As ASE is deeply committed both to preserving and creating shareholder value at SPIL, and in order to protect our investment in SPIL, we are left with no choice but to propose to enter into an agreed statutory share exchange agreement between ASE and SPIL on customary terms and conditions (including closing conditions), under which we will acquire 100% equity interest in SPIL for cash. The terms and conditions of our proposal (the “ASE Acquisition Proposal”) are as follows:
| • | Price: NT$55 per Common Share (or NT$275 per ADS). |
| • | Acquisition amount and legal entity name:all shares of SPIL not otherwise owned by ASE. If the transaction is consummated, SPIL will become a wholly-owned subsidiary of ASE. ASE will maintain SPIL’s separate legal entity status and retain SPIL’s legal entity name. |
| • | All directors and management of SPIL will be retained and their current compensation and benefits maintained. |
| • | SPIL’s current employee policies will be observed and all SPIL employees will be retained to ensure the protection of their labor rights. |
| • | SPIL must terminate or cancel the Tsinghua Deal in accordance with its terms or applicable laws (and terminate any other transaction that will dilute SPIL’s shares or other similar transactions). |
We urge that SPIL review the ASE Acquisition Proposal and send us a written response no later than December 21, 2015 confirming whether SPIL is willing to discuss as soon as possible a 100% share exchange transaction in accordance with the aforementioned ASE Acquisition Proposal. If SPIL agrees with the ASE Acquisition Proposal, the contemplated 100% share exchange transaction will be implemented pursuant to the Taiwan Mergers and Acquisitions Act and applicable regulations, and will be subject to the parties’ execution and delivery of a share exchange agreement, approval at both ASE’s and SPIL’s shareholders meetings, clearance from the relevant regulatory authorities and other customary closing conditions.
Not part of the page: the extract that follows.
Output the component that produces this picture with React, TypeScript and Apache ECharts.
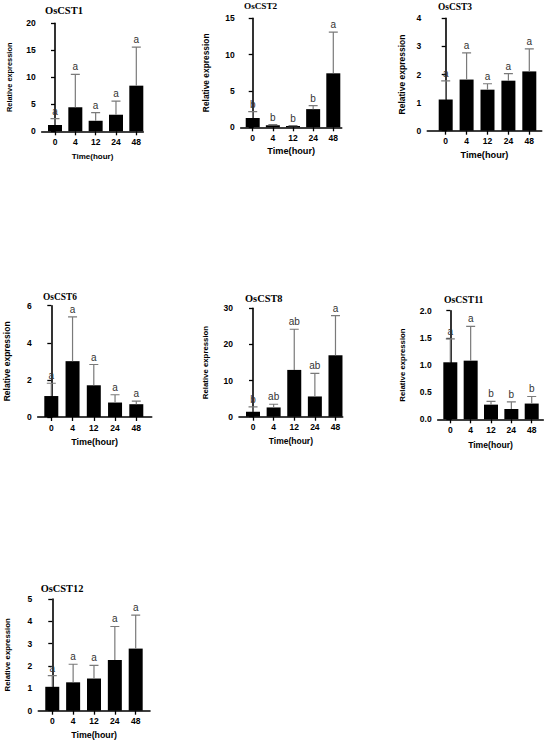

Unlike the Tsinghua Deal,the ASE Acquisition Proposal will bring a cash value to all SPIL shareholders. The Tsinghua Deal not only does not provide any cash to SPIL’s shareholders, but will also significantly dilute the equity interests of SPIL’s shareholders.(If SPIL issues 1,033 million new shares to Tsinghua, the additional shares issued will amount to approximately 33% of the current pre-money total outstanding share capital of SPIL.)
We once again sincerely urge that all members of the board of directors of SPIL uphold their fiduciary duties, and, keeping in mind the interests of all of SPIL’s shareholders, carefully review the details and conditions of the ASE Acquisition Proposal. We trust that the board of directors of SPIL will take a broader perspective and seriously consider the future of Taiwan’s semiconductor packaging and testing industry, taking into account both companies’ endeavors in Taiwan’s semiconductor industry for over 30 years, when considering the ASE Acquisition Proposal.
Advanced Semiconductor Engineering, Inc.